» MATERIAL:
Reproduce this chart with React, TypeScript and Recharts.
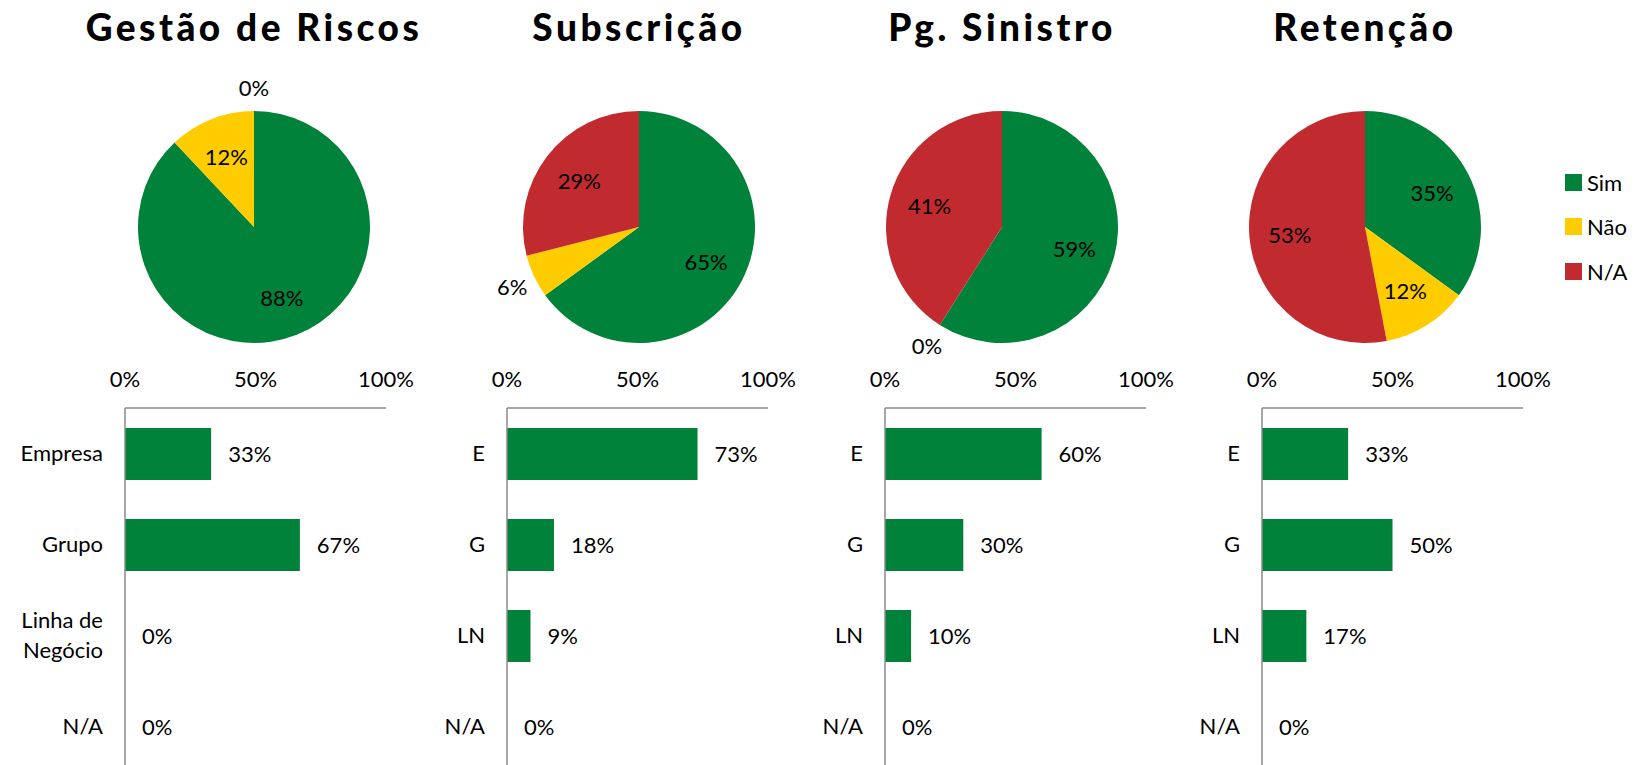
==
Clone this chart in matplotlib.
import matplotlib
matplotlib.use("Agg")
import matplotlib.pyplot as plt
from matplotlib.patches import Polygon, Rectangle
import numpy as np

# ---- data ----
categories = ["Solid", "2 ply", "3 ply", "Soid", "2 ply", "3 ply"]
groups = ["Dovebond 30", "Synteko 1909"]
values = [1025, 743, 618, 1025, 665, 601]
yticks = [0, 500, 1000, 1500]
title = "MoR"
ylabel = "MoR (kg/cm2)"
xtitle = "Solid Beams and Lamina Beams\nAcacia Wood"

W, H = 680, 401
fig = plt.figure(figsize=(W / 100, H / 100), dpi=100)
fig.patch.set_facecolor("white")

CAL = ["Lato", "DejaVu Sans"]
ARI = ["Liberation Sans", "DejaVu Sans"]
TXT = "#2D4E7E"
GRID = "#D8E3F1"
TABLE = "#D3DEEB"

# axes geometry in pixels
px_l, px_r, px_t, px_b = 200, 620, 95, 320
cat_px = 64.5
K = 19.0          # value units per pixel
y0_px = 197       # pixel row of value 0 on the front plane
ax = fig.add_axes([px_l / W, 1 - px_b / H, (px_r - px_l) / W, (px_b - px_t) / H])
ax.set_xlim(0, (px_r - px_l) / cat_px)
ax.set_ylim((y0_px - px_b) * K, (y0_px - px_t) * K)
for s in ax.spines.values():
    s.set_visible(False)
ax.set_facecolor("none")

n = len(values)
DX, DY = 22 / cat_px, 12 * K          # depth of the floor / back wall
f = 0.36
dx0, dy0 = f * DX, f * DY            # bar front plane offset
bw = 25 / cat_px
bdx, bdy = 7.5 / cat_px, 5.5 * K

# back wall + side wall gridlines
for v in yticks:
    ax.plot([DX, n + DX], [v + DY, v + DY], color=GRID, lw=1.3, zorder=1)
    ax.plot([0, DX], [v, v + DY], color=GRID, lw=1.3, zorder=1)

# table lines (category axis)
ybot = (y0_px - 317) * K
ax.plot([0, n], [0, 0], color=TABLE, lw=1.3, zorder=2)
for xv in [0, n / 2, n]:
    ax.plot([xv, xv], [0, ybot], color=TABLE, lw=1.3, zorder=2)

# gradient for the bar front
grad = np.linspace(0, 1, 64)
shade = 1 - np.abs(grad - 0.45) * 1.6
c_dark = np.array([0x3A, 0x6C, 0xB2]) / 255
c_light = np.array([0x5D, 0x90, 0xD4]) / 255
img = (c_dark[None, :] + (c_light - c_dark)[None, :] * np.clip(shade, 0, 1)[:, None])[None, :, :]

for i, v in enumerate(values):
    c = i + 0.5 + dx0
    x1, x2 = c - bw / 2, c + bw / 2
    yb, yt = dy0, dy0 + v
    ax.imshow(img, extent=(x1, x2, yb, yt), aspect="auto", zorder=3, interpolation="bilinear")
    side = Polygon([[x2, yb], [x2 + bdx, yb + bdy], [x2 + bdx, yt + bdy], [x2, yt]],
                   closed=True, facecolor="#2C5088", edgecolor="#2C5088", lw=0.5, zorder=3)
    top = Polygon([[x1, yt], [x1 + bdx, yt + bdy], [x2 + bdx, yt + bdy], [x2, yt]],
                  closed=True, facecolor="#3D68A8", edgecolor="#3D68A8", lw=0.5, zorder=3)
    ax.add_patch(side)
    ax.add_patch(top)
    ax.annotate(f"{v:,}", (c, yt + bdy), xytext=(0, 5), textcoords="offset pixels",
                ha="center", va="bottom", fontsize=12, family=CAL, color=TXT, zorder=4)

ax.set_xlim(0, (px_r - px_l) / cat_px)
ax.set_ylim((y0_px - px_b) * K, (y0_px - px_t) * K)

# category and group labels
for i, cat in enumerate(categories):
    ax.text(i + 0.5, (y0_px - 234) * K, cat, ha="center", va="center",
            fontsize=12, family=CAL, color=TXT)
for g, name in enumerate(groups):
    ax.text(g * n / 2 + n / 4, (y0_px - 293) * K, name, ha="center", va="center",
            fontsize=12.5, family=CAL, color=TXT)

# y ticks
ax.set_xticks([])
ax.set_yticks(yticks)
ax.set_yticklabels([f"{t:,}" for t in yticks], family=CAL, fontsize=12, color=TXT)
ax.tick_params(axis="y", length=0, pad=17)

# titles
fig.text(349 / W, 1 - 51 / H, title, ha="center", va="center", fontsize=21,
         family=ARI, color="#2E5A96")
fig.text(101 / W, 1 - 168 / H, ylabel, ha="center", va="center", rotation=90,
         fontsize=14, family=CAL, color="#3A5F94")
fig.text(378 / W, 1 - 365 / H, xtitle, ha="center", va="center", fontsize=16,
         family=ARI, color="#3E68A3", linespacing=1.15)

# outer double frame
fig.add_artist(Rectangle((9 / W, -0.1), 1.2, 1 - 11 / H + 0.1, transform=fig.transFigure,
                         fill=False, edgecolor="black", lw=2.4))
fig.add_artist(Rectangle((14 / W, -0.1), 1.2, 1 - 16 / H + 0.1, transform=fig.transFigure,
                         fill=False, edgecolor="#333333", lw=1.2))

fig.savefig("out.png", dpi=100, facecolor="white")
---
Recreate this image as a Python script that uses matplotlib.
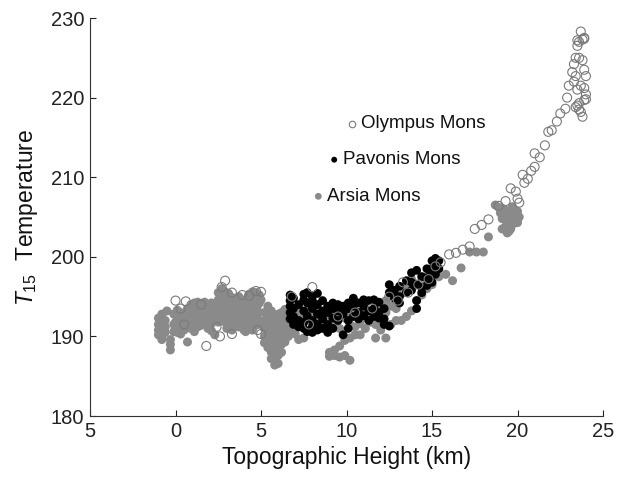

» WHAT THE EXERCISE ASKS: Copy out exactly the lines from the one with "Clone this chart in matplotlib." through the one with "ax.plot([xv, xv], [0, ybot], color=TABLE, lw=1.3, zorder=2)", counting both ends, and no other lines.

» SOLUTION TO THIS PROBLEM:
Clone this chart in matplotlib.
import matplotlib
matplotlib.use("Agg")
import matplotlib.pyplot as plt
from matplotlib.patches import Polygon, Rectangle
import numpy as np

# ---- data ----
categories = ["Solid", "2 ply", "3 ply", "Soid", "2 ply", "3 ply"]
groups = ["Dovebond 30", "Synteko 1909"]
values = [1025, 743, 618, 1025, 665, 601]
yticks = [0, 500, 1000, 1500]
title = "MoR"
ylabel = "MoR (kg/cm2)"
xtitle = "Solid Beams and Lamina Beams\nAcacia Wood"

W, H = 680, 401
fig = plt.figure(figsize=(W / 100, H / 100), dpi=100)
fig.patch.set_facecolor("white")

CAL = ["Lato", "DejaVu Sans"]
ARI = ["Liberation Sans", "DejaVu Sans"]
TXT = "#2D4E7E"
GRID = "#D8E3F1"
TABLE = "#D3DEEB"

# axes geometry in pixels
px_l, px_r, px_t, px_b = 200, 620, 95, 320
cat_px = 64.5
K = 19.0          # value units per pixel
y0_px = 197       # pixel row of value 0 on the front plane
ax = fig.add_axes([px_l / W, 1 - px_b / H, (px_r - px_l) / W, (px_b - px_t) / H])
ax.set_xlim(0, (px_r - px_l) / cat_px)
ax.set_ylim((y0_px - px_b) * K, (y0_px - px_t) * K)
for s in ax.spines.values():
    s.set_visible(False)
ax.set_facecolor("none")

n = len(values)
DX, DY = 22 / cat_px, 12 * K          # depth of the floor / back wall
f = 0.36
dx0, dy0 = f * DX, f * DY            # bar front plane offset
bw = 25 / cat_px
bdx, bdy = 7.5 / cat_px, 5.5 * K

# back wall + side wall gridlines
for v in yticks:
    ax.plot([DX, n + DX], [v + DY, v + DY], color=GRID, lw=1.3, zorder=1)
    ax.plot([0, DX], [v, v + DY], color=GRID, lw=1.3, zorder=1)

# table lines (category axis)
ybot = (y0_px - 317) * K
ax.plot([0, n], [0, 0], color=TABLE, lw=1.3, zorder=2)
for xv in [0, n / 2, n]:
    ax.plot([xv, xv], [0, ybot], color=TABLE, lw=1.3, zorder=2)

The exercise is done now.